The heating up of parliamentary allegations about political impropriety, smears, and 'conflicts of interests' can be seen in Marc Greenhill's Press report, Dalziel 'grumpy' over meagre red-zone offer. It seems that Earthquake Recovery Minister Gerry Brownlee has been fending off questions about quake compensation from the Christchurch MP Lianne Dalziel on the basis that he was 'deeply troubled' because she had a 'personal concern about how much she was being paid' for her red-zoned Bexley house. Brownlee told Parliament that Dalzie is being offered $87,200 for her land but she wants $200,000. No Right Turn has labeled this as 'an appalling act of information thuggery, involving deeply personal information' that Brownlee shouldn't have access to be making public - see: More information thuggery.

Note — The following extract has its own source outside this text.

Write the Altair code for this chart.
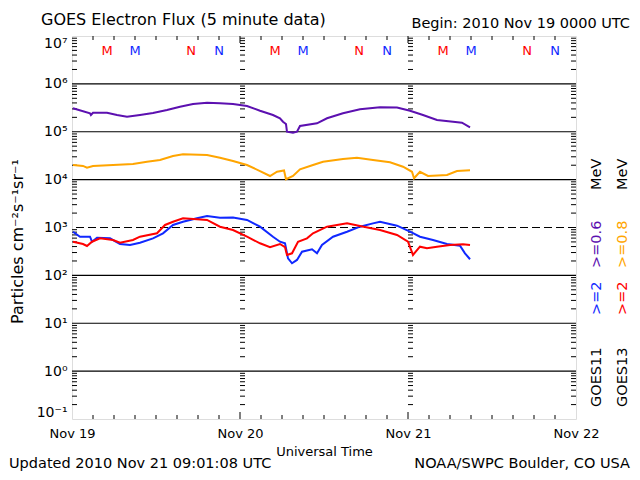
import altair as alt
import pandas as pd

# ---------------- data ----------------
day_labels = ["Nov 19", "Nov 20", "Nov 21", "Nov 22"]
day_hours = [0, 24, 48, 72]

decade_values = [0.1, 1, 10, 100, 1e3, 1e4, 1e5, 1e6, 1e7]
decade_labels = ["10⁻¹", "10⁰", "10¹", "10²", "10³", "10⁴", "10⁵", "10⁶", "10⁷"]
solid_levels = [1, 10, 100, 1e4, 1e5, 1e6]
dashed_levels = [1e3]

# GOES11 >=0.6 MeV (purple)
g11_06_hours = [0.14, 2.57, 2.7, 3.0, 5.0, 6.43, 7.86, 9.71, 11.57, 13.57, 15.43, 17.29,
                19.29, 21.14, 23.0, 25.0, 26.86, 28.71, 29.71, 30.14, 30.57, 30.71, 31.57,
                32.14, 32.57, 35.0, 36.43, 38.71, 41.14, 44.0, 46.43, 48.29, 50.14, 52.14,
                54.43, 55.71, 56.86]
g11_06_flux = [3.09e5, 2.43e5, 2.24e5, 2.50e5, 2.50e5, 2.24e5, 2.06e5, 2.24e5, 2.47e5,
               2.85e5, 3.34e5, 3.80e5, 4.05e5, 3.93e5, 3.80e5, 3.45e5, 2.75e5, 2.24e5,
               1.91e5, 1.62e5, 1.45e5, 1.0e5, 9.5e4, 1.0e5, 1.32e5, 1.50e5, 1.91e5,
               2.43e5, 2.94e5, 3.24e5, 3.2e5, 2.75e5, 2.24e5, 1.76e5, 1.62e5, 1.55e5, 1.24e5]

# GOES13 >=0.8 MeV (orange)
g13_08_hours = [0.14, 1.57, 2.14, 3.0, 5.86, 8.71, 10.71, 12.57, 14.43, 15.86, 19.29,
                21.14, 23.0, 25.0, 26.86, 28.29, 29.29, 30.29, 30.57, 31.57, 32.57, 34.43,
                35.86, 38.71, 40.71, 43.0, 45.43, 47.29, 48.57, 48.86, 49.71, 50.86, 53.57,
                55.0, 56.86]
g13_08_flux = [2.02e4, 1.93e4, 1.77e4, 1.93e4, 2.02e4, 2.12e4, 2.37e4, 2.57e4, 3.11e4,
               3.38e4, 3.27e4, 2.87e4, 2.45e4, 2.02e4, 1.51e4, 1.19e4, 1.46e4, 1.55e4,
               1.02e4, 1.19e4, 1.64e4, 2.02e4, 2.37e4, 2.70e4, 2.87e4, 2.57e4, 2.30e4,
               1.86e4, 1.46e4, 1.07e4, 1.46e4, 1.19e4, 1.25e4, 1.51e4, 1.57e4]

# GOES11 >=2 MeV (blue)
g11_2_hours = [0.14, 1.14, 2.57, 2.86, 3.57, 5.43, 6.86, 8.29, 9.71, 11.57, 13.0, 14.43,
               15.86, 17.86, 19.29, 21.14, 23.0, 25.0, 26.86, 28.71, 29.71, 30.43, 30.86,
               31.43, 32.14, 32.86, 34.29, 35.0, 35.71, 37.29, 39.29, 41.14, 43.0, 44.0,
               46.43, 48.29, 49.71, 51.57, 53.57, 55.43, 56.14, 56.86]
g11_2_flux = [8.17e2, 6.42e2, 6.42e2, 5.05e2, 6.12e2, 5.94e2, 4.52e2, 4.31e2, 4.81e2,
              5.94e2, 7.57e2, 1.13e3, 1.32e3, 1.56e3, 1.74e3, 1.60e3, 1.62e3, 1.44e3,
              1.04e3, 6.42e2, 5.05e2, 4.68e2, 2.27e2, 1.79e2, 2.10e2, 3.12e2, 3.51e2,
              2.89e2, 4.31e2, 6.42e2, 8.17e2, 1.04e3, 1.22e3, 1.32e3, 1.09e3, 8.17e2,
              6.42e2, 5.48e2, 4.52e2, 4.17e2, 2.89e2, 2.17e2]

# GOES13 >=2 MeV (red)
g13_2_hours = [0.14, 1.57, 2.14, 2.86, 4.0, 5.86, 6.86, 8.71, 9.71, 12.14, 13.29, 14.43,
               15.86, 17.86, 19.29, 21.14, 23.0, 25.0, 26.86, 28.29, 29.71, 30.43, 30.71,
               31.43, 32.29, 33.57, 34.43, 36.43, 39.29, 41.14, 44.0, 46.43, 48.0, 48.71,
               49.71, 50.71, 52.14, 54.0, 55.86, 56.86]
g13_2_flux = [5.05e2, 4.52e2, 4.11e2, 5.05e2, 5.94e2, 5.48e2, 4.81e2, 5.48e2, 6.42e2,
              7.57e2, 1.13e3, 1.32e3, 1.56e3, 1.48e3, 1.44e3, 1.04e3, 8.87e2, 6.42e2,
              4.68e2, 3.86e2, 4.52e2, 3.88e2, 2.67e2, 2.89e2, 5.05e2, 5.94e2, 7.57e2,
              1.04e3, 1.22e3, 1.07e3, 8.87e2, 6.97e2, 5.05e2, 2.67e2, 3.97e2, 3.68e2,
              3.97e2, 4.31e2, 4.45e2, 4.31e2]

series_names = ["GOES11 >=0.6 MeV", "GOES13 >=0.8 MeV", "GOES11 >=2 MeV", "GOES13 >=2 MeV"]
series_colors = ["#5c10b0", "#ffa500", "#1028ff", "#ff0000"]

# local midnight (M) / noon (N) markers
marker_hours = [5, 9, 17, 21, 29, 33, 41, 45, 53, 57, 65, 69]
marker_letters = ["M", "M", "N", "N"] * 3
marker_sats = ["GOES13", "GOES11", "GOES13", "GOES11"] * 3
marker_colors = ["#ff0000", "#1028ff"]

# axis minor ticks
minor_hours = [h for h in range(3, 72, 3) if h % 24 != 0]
minor_flux = [m * 10.0 ** k for k in range(-1, 7) for m in range(2, 10)]

FONT = "DejaVu Sans"

# ---------------- tables ----------------
lines_df = pd.concat([
    pd.DataFrame({"hour": h, "flux": f, "series": s})
    for s, h, f in zip(series_names,
                       [g11_06_hours, g13_08_hours, g11_2_hours, g13_2_hours],
                       [g11_06_flux, g13_08_flux, g11_2_flux, g13_2_flux])
])
solid_df = pd.DataFrame({"flux": solid_levels})
dashed_df = pd.DataFrame({"flux": dashed_levels})
inner_ticks_df = pd.DataFrame([(h, f) for h in day_hours[:3] for f in minor_flux],
                              columns=["hour", "flux"])
right_ticks_df = pd.DataFrame([(day_hours[3], f) for f in minor_flux],
                              columns=["hour", "flux"])
minor_x_df = pd.DataFrame({"hour": minor_hours})
day_x_df = pd.DataFrame({"hour": day_hours[1:3]})
markers_df = pd.DataFrame({"hour": marker_hours, "letter": marker_letters, "sat": marker_sats})

# ---------------- scales / axes ----------------
x_scale = alt.Scale(domain=[0, 72], nice=False, zero=False)
y_scale = alt.Scale(type="log", domain=[0.1, 1e7], nice=False)

label_map = "{" + ",".join(f"'{i - 1}':'{t}'" for i, t in enumerate(decade_labels)) + "}"

x_axis = alt.Axis(values=day_hours,
                  labelExpr="['Nov 19','Nov 20','Nov 21','Nov 22'][round(datum.value/24)]",
                  ticks=False, domain=False, grid=False, labelFlush=False,
                  labelPadding=8, labelFontSize=13, labelFont=FONT, labelColor="black",
                  title="Universal Time", titleFontSize=13, titleFont=FONT,
                  titleFontWeight="normal", titleColor="black",
                  titleY=36, titleBaseline="alphabetic")
y_axis = alt.Axis(values=decade_values,
                  labelExpr=label_map + "[''+round(log(datum.value)/LN10)]",
                  ticks=False, domain=False, grid=False, labelFlush=True,
                  labelPadding=5, labelFontSize=14, labelFont=FONT, labelColor="black",
                  title="Particles cm⁻²s⁻¹sr⁻¹", titleFont=FONT, titleFontSize=16,
                  titleFontWeight="normal", titleColor="black", titleAngle=270,
                  titleX=-55, titleY=205, titleAlign="center", titleBaseline="middle")

X = alt.X("hour:Q", scale=x_scale, axis=x_axis)
Y = alt.Y("flux:Q", scale=y_scale, axis=y_axis)

# ---------------- layers ----------------
solid = alt.Chart(solid_df).mark_rule(color="black", strokeWidth=1.2).encode(y=Y)
dashed = alt.Chart(dashed_df).mark_rule(color="black", strokeWidth=1.2,
                                        strokeDash=[8, 4]).encode(y=Y)

ticks_in = alt.Chart(inner_ticks_df).mark_tick(orient="horizontal", size=5, thickness=1,
                                               color="black", xOffset=2.5, opacity=1
                                               ).encode(x=X, y=Y)
ticks_right = alt.Chart(right_ticks_df).mark_tick(orient="horizontal", size=5, thickness=1,
                                                  color="black", xOffset=-2.5, opacity=1
                                                  ).encode(x=X, y=Y)

xt_bottom = alt.Chart(minor_x_df).mark_rule(color="black", strokeWidth=1).encode(
    x=X, y=alt.value(383), y2=alt.value(379))
xt_top = alt.Chart(minor_x_df).mark_rule(color="black", strokeWidth=1).encode(
    x=X, y=alt.value(0), y2=alt.value(4))
dt_bottom = alt.Chart(day_x_df).mark_rule(color="black", strokeWidth=1).encode(
    x=X, y=alt.value(383), y2=alt.value(376))
dt_top = alt.Chart(day_x_df).mark_rule(color="black", strokeWidth=1).encode(
    x=X, y=alt.value(0), y2=alt.value(7))

lines = alt.Chart(lines_df).mark_line(strokeWidth=2).encode(
    x=X, y=Y,
    color=alt.Color("series:N", scale=alt.Scale(domain=series_names, range=series_colors),
                    legend=None),
    detail="series:N",
)

markers = alt.Chart(markers_df).mark_text(font=FONT, fontSize=13, baseline="middle",
                                          align="center").encode(
    x=X, y=alt.value(14.5), text="letter:N",
    color=alt.Color("sat:N", scale=alt.Scale(domain=["GOES13", "GOES11"], range=marker_colors),
                    legend=None),
)


def label(text, x, y, size, color="black", align="left", baseline="alphabetic", angle=0):
    return alt.Chart(pd.DataFrame({"t": [text]})).mark_text(
        font=FONT, fontSize=size, color=color, align=align, baseline=baseline, angle=angle
    ).encode(x=alt.value(x), y=alt.value(y), text="t:N")


texts = [
    label("GOES Electron Flux (5 minute data)", -31, -11, 16),
    label("Begin: 2010 Nov 19 0000 UTC", 558, -8, 14.5, align="right"),
    label("Updated 2010 Nov 21 09:01:08 UTC", -63, 432, 14.5),
    label("NOAA/SWPC Boulder, CO USA", 558, 432, 14.5, align="right"),
    # right-hand legend, column 1 (GOES11)
    label("GOES11", 525, 371, 14.5, baseline="middle", angle=270),
    label(">=2", 525, 279, 14.5, color="#1028ff", baseline="middle", angle=270),
    label(">=0.6", 525, 232, 14.5, color="#5c10b0", baseline="middle", angle=270),
    label("MeV", 525, 154, 14.5, baseline="middle", angle=270),
    # column 2 (GOES13)
    label("GOES13", 551, 371, 14.5, baseline="middle", angle=270),
    label(">=2", 551, 279, 14.5, color="#ff0000", baseline="middle", angle=270),
    label(">=0.8", 551, 232, 14.5, color="#ffa500", baseline="middle", angle=270),
    label("MeV", 551, 154, 14.5, baseline="middle", angle=270),
]

chart = alt.layer(
    solid, dashed, ticks_in, ticks_right, xt_bottom, xt_top, dt_bottom, dt_top,
    lines, markers, *texts
).resolve_scale(color="independent").properties(
    width=504, height=383,
    autosize=alt.AutoSizeParams(type="none"),
    padding={"left": 64, "top": 28, "right": 56, "bottom": 53},
    background="white",
).configure_view(stroke="black", strokeWidth=1).configure(font=FONT)

chart.save("out.html", embed_options={"renderer": "svg", "actions": False})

The Ports of Auckland dispute appears to have no end, despite earlier signs of a possible resolution - see Matthew Dearnaley's Strike off but unionists locked out and Bernard Orsman's Port row: Brown calls in top QC. The New Zealand Herald has even come out to criticize the company's tactics in the dispute, saying in today's editorial, 'The company should rescind the lock-out notice and concentrate on less aggressive means of achieving its ends' - see: Provocation move wrong route for port.
Other important items today include: Audrey Young's McCully expresses confidence in John Allen, Chris Trotter's Smith has gone, but his legacy will mar long, Jane Clifton's Leave the big jobs to big government, Gordon Campbell's Speeches offer more heat than light, No Right Turn's Shearer and "Gotcha" politics, John Drinnan's Teapot fiasco back on boil, and David Farrar's Party spending in 2011. But the pick of the day for those interested in the landscape of business interest and lobby groups is Patrick Smellie's Business lobbyists being rationalized. In this, Smellie surveys the rise and fall of various elite groups, as well as the connections and mergers between the many lobbyists.